Centamin may view Endeavour offer with fresh eyes following Rutherford appointment

Jim Rutherford

THE appointment of a new deputy chairman at Centamin might see the Egyptian gold producer become more receptive to the merger proposal submitted by Endeavour Mining, according to a report by RBC Capital Markets.

Centamin announced today that former investment banker, Jim Rutherford, would replace outgoing deputy chairman, Ed Haslam and that the firm’s CFO since 2018, Ross Gerrard, is to be the firm’s interim CEO whilst is seeks a permanent replacement for Andrew Pardey.

Rutherford, who currently serves on the board of Anglo American as a non-executive director, will become chairman of Centamin at the end of 2020, replacing Josef El-Raghy, the current chairman who announced his intention to step down in early 2019.

El-Raghy made no mention of Endeavour’s merger proposal, made public on December 3 after previously failing to engage Centamin in talks. Instead he said the board’s focus “… remains on supporting management to further improve … operational performance and drive value-creating opportunities”.

Pardey will step down from the company with immediate effect. After steering the company to some stand-out performances, the last two years of his four year tenure as CEO have been dominated by under-performance of the firm’s single asset, Sukari, situated in Egypt.

RBC Capital Markets said in a commentary today that it hoped the appointment of Rutherford signalled the firm’s intention to look at Endeavour’s all-share merger proposal with fresh eyes. “We hope that a fresh perspective could help encourage Centamin’s board to engage with Endeavour around the recent potential for an all-share offer for Centamin.”

It added that investors were increasingly sceptical of single-asset gold companies, preferring less risky diverse companies with assets in several different jurisdictions. “We await further news on potential appointments, most likely in early 2020,” it said.

Centamin rejected Endeavour’s merger proposal because its shareholders would own 47% of the combined unit, but contribute 100% of the free cash flow and dividend distributions, based on historic performance.

“The board strongly believes that Endeavour’s proposal significantly increases financial and operating risk without any material benefits to our shareholders,” said El-Raghy on December 4 when the company submitted a more fulsome rejection of the proposal. Centamin had paid out $500m to shareholders since 2014 whereas Endeavour had not yet approved a dividend policy.

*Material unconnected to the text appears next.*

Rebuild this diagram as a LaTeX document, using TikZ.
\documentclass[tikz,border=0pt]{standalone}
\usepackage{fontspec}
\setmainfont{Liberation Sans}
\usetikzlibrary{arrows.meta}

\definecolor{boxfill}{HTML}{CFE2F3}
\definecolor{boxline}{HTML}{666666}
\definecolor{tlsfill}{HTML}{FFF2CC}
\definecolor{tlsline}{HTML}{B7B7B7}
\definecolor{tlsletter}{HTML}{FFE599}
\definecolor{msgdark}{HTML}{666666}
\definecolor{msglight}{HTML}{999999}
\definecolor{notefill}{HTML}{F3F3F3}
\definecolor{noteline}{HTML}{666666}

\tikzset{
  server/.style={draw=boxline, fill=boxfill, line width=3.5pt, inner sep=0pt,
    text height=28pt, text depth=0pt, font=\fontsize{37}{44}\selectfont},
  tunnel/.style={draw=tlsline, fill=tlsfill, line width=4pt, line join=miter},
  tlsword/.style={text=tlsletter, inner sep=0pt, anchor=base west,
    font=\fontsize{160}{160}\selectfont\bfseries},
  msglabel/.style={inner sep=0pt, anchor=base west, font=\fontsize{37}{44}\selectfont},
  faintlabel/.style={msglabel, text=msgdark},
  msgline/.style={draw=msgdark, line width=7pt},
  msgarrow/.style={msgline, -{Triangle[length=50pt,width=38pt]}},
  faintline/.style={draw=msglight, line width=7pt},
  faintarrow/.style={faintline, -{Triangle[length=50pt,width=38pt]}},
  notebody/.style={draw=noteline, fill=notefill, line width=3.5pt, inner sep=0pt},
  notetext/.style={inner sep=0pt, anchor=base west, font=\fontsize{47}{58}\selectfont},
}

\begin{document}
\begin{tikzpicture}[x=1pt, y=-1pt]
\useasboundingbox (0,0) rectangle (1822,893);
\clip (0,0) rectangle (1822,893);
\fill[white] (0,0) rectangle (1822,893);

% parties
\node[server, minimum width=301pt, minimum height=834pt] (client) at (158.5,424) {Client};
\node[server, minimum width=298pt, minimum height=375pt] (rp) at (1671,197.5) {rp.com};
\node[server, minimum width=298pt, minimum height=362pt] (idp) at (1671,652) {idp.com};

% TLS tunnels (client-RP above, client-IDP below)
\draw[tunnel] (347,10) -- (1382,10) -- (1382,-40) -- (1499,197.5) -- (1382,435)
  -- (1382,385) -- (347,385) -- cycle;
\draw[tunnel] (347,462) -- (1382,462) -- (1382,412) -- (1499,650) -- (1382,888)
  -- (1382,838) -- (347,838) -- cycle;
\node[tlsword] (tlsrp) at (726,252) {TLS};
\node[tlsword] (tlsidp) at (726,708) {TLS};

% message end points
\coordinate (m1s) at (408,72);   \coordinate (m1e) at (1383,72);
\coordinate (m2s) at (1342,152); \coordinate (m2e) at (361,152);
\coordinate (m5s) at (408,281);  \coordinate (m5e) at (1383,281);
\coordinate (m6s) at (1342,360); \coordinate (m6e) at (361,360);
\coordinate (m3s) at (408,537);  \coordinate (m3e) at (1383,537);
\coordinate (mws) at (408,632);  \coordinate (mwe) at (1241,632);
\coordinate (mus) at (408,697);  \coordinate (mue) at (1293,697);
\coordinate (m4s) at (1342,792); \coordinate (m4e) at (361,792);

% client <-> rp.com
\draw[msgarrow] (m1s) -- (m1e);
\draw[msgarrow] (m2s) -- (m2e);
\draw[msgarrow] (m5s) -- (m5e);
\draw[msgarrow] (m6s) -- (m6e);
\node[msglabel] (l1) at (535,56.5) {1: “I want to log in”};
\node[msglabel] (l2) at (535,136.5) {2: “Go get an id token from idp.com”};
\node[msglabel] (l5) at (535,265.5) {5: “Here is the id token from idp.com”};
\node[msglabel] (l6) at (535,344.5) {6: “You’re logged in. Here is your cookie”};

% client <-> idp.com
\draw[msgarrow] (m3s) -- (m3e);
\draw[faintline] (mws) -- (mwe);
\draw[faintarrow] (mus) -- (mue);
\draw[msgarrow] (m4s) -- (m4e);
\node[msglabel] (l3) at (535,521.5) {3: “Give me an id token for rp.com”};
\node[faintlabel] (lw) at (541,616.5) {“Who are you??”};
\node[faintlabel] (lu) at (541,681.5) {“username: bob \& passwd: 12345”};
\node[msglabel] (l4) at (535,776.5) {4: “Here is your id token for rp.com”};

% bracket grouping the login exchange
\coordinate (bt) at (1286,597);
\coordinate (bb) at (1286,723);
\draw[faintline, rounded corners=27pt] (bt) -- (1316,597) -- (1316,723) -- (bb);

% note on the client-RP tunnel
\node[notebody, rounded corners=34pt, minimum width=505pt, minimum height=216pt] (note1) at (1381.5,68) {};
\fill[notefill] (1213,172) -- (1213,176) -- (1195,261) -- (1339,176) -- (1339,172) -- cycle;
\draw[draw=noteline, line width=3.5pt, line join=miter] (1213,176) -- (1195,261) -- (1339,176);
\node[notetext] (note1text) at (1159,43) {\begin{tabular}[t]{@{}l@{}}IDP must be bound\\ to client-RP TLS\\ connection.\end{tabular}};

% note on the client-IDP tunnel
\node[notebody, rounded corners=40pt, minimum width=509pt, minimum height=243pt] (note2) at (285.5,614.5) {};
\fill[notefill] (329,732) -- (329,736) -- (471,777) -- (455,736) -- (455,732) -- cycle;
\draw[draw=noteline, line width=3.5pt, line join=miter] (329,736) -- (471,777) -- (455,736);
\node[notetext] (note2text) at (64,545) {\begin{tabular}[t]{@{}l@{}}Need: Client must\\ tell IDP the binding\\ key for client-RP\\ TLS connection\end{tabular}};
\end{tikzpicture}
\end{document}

In terms of the merger proposal submitted by Endeavour, there is a 28-day period of ‘put up or shut up’ in terms of UK Takeover Panel regulations. Thereafter, Endeavour may take the matter to a formal hostile takeover attempt.

On December 3, Endeavour made public a proposal for an all-share merger with Centamin equal to a 5% premium to the 30-day volume-weighted average price. This represented a 13.1% premium to Centamin’s share price as of its December 3 close – a proposed offer of some £1.48bn.